Look through the listing below and report how many lines contain "code", as a bare number.

====

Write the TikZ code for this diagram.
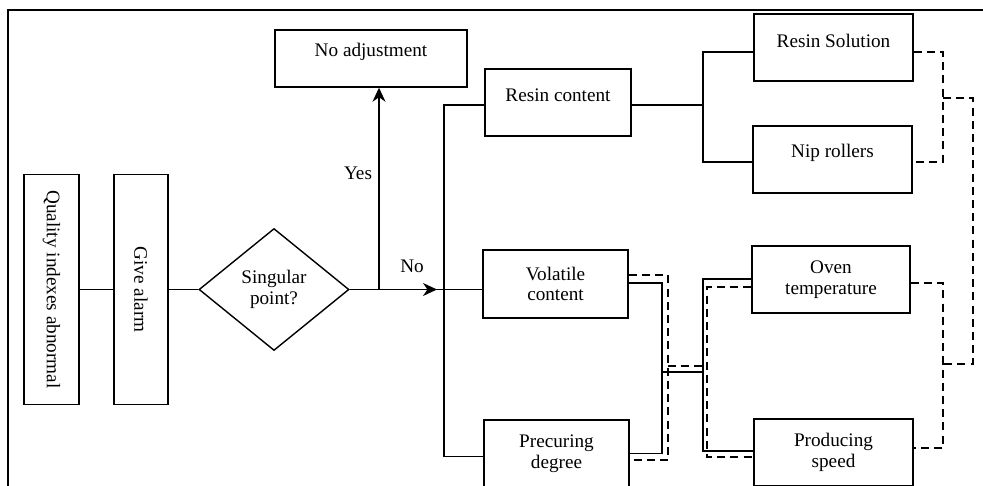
\documentclass[tikz,border=0pt]{standalone}
\usepackage{fontspec}
\setmainfont{Liberation Serif}
\usepackage{graphicx}
\usetikzlibrary{shapes.geometric,arrows.meta}

% lift a one-line label towards the top of its box without changing its size
\newcommand{\liftlabel}[1]{\raisebox{3.5pt}[\height][\depth]{#1}}

\tikzset{
  txt/.style={font=\fontsize{9.6}{10.3}\selectfont},
  box/.style={txt, draw, line width=0.7pt, inner sep=0pt, align=center},
  decision/.style={txt, draw, line width=0.7pt, diamond, inner sep=0pt,
    minimum width=75pt, minimum height=61pt, align=center},
  link/.style={line width=0.6pt},
  dlink/.style={line width=0.6pt, dash pattern=on 4pt off 2.6pt},
  tip/.style={-{Stealth[length=7pt,width=6.5pt,inset=2.2pt]}},
  lbl/.style={txt, inner sep=0pt}
}

\begin{document}
\begin{tikzpicture}[x=0.5pt,y=-0.5pt]
\useasboundingbox (0,0) rectangle (983,486);
\clip (0,0) rectangle (983,486);

% outer frame
\draw[line width=1pt] (8,10) rectangle (1000,520);

% left chain
\node[box, minimum width=27.5pt, minimum height=115pt] (qa) at (51.5,289.5)
  {\rotatebox{-90}{Quality indexes abnormal}};
\node[box, minimum width=27pt, minimum height=115pt] (ga) at (141,289.5)
  {\rotatebox{-90}{Give alarm}};
\node[decision] (dia) at (274,289.5) {Singular\\point?};
\node[box, minimum width=96pt, minimum height=28.5pt] (noadj) at (371,58.5)
  {\liftlabel{No adjustment}};

% quality indexes
\node[box, minimum width=73pt, minimum height=33.5pt] (rc) at (558,102.5)
  {\liftlabel{Resin content}};
\node[box, minimum width=72.5pt, minimum height=34pt] (vc) at (555.5,284)
  {Volatile\\content};
\node[box, minimum width=72.5pt, minimum height=33.5pt] (pd) at (556.5,453.5)
  {Precuring\\degree};

% process parameters
\node[box, minimum width=79.5pt, minimum height=33.5pt] (rs) at (833.5,47.5)
  {\liftlabel{Resin Solution}};
\node[box, minimum width=79.5pt, minimum height=33.5pt] (nr) at (832.5,159.5)
  {\liftlabel{Nip rollers}};
\node[box, minimum width=79pt, minimum height=33.5pt] (ot) at (831,279.5)
  {Oven\\temperature};
\node[box, minimum width=79.5pt, minimum height=33.5pt] (ps) at (833.5,452.5)
  {Producing\\speed};

% branch labels
\node[lbl] (yes) at (358,173) {Yes};
\node[lbl] (no) at (412,266) {No};

% main flow
\draw[link] (qa) -- (ga);
\draw[link] (ga) -- (dia);
\draw[link] (dia.east) -- (dia.east -| vc.west);
\coordinate (notip) at (437,289.5);
\draw[link, tip] (dia.east) -- (notip);
\coordinate (yesroot) at (379,289.5);
\draw[link, tip] (yesroot) -- (yesroot |- noadj.south);

% trunk to the three indexes
\coordinate (trunk) at (444,289.5);
\draw[link] ([yshift=-1.25pt]rc.west) -| (trunk) |- ([yshift=-1.5pt]pd.west);

% resin content branch
\coordinate (rbr) at (703,105);
\draw[link] ([yshift=-1.25pt]rc.east) -- (rbr);
\draw[link] ([yshift=-2.25pt]rs.west) -| (rbr) |- ([yshift=-1.25pt]nr.west);

% volatile content / precuring degree, solid links
\coordinate (ms) at (662,372);
\coordinate (ms2) at (703,372);
\draw[link] ([yshift=0.5pt]vc.east) -| (ms) |- (pd.east);
\draw[link] (ms) -- (ms2);
\draw[link] ([yshift=0.25pt]ot.west) -| (ms2) |- ([yshift=0.75pt]ps.west);

% volatile content / precuring degree, dashed links
\coordinate (md) at (668,366);
\coordinate (md2) at (707,366);
\draw[dlink] ([yshift=4.5pt]vc.east) -| (md) |- ([yshift=-3.25pt]pd.east);
\draw[dlink] (md) -- (md2);
\draw[dlink] ([yshift=-3.75pt]ot.west) -| (md2) |- ([yshift=-2.25pt]ps.west);

% dashed couplings on the right
\coordinate (rd1) at (943,98);
\coordinate (rd2) at (973,98);
\coordinate (rd3) at (973,364);
\coordinate (rd4) at (943,364);
\draw[dlink] ([yshift=-2.25pt]rs.east) -| (rd1) |- ([yshift=-1.25pt]nr.east);
\draw[dlink] (rd1) -- (rd2) -- (rd3) -- (rd4);
\draw[dlink] ([yshift=-1.75pt]ot.east) -| (rd4) |- ([yshift=2.25pt]ps.east);
\end{tikzpicture}
\end{document}
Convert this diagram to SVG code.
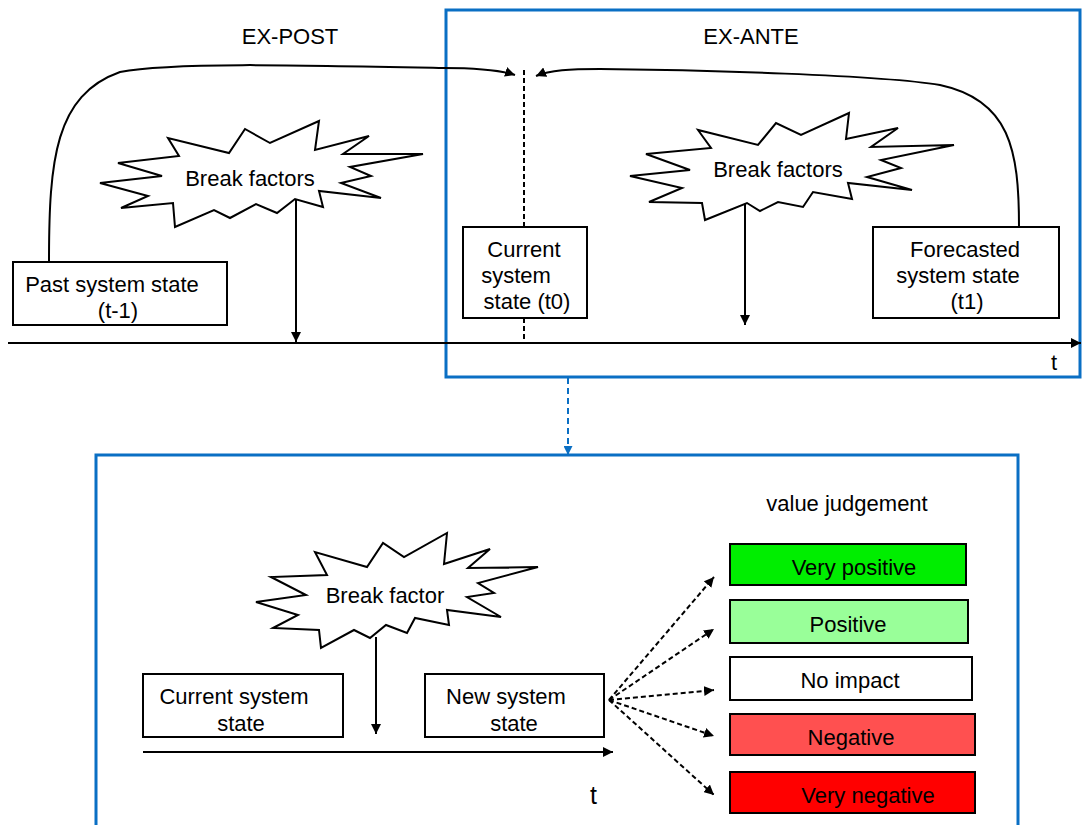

====

■ Written response ■
2